Un verdict qui n’a pas vraiment surpris les spécialistes dans la mesure où, depuis plusieurs mois, il devenait évident que l’administration du nouveau président Vladimir Poutine désirait enterrer cet embarrassant dossier.

En revanche, jeudi, la décision de la Chambre d’accusation de Genève de débloquer les comptes de Mercata a probablement laissé pantois le juge Devaud. Dans une ordonnance de 18 pages, que swissinfo s’est procurée, la Chambre estime «que le dossier pénal, en son état actuel, ne comporte que des soupçons, mais point d’indices suffisants de la commission des infractions visées».

En clair, après une année et demie d’investigations, le juge n’a pas réussi à établir que des opérations délictueuses ont été réalisées en Russie. «L’enquête a essentiellement porté sur l’établissement de flux financiers, (…) mais n’a pas permis de déterminer que des actes de blanchiment ont été commis».

La Chambre «ordonne la levée immédiate» des séquestres frappant les comptes bancaires de la société Mercata et ceux de son patron, Viktor Stolpovskikh. En réalité, seulement une partie des 60 millions de dollars concernés sera débloquée car un second ordre de gel du juge Devaud, portant sur un autre volet du dossier est encore en attente d’un jugement de cette même juridiction.

«Cela démontre que le juge Daniel Devaud a fait chou blanc dans ses enquêtes, c’est le triomphe du droit», estime Lucio Amoruso, avocat de Mercata. Une vision que ne partage pas Bernard Bertossa.

Dans une interview publiée dans le quotidien russe Segodnia, le procureur critique la décision de la justice moscovite de clore l’affaire Mabetex.
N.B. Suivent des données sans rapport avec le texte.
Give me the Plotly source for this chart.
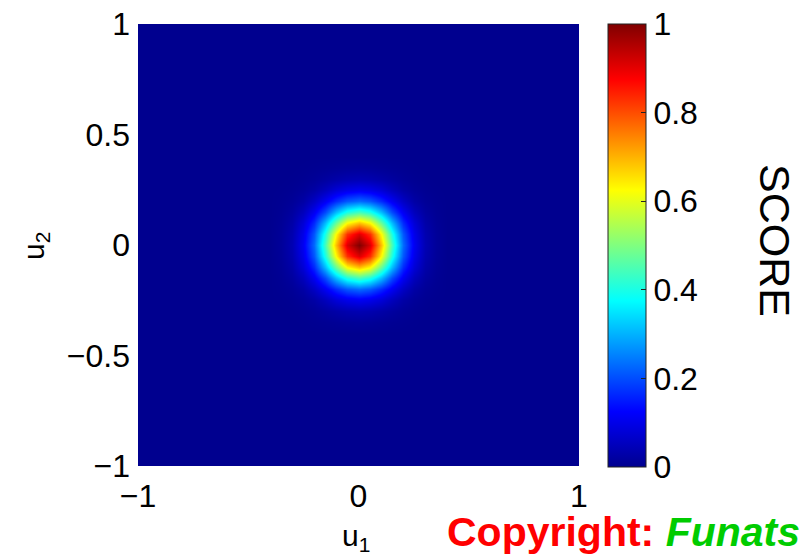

Il estime «que la justice russe agit en fonction de partis pris politiques et qu’il y a deux poids deux mesures selon que l’on est ami ou opposant au régime».

Pavel Borodine «a d’excellentes relations avec le pouvoir en place et il a été lavé des soupçons qui pesaient sur lui, bien que les numéros des comptes bancaires et les renseignements sur les sommes qu’il a perçues aient été transmis à Moscou par la justice suisse», explique le procureur genevois.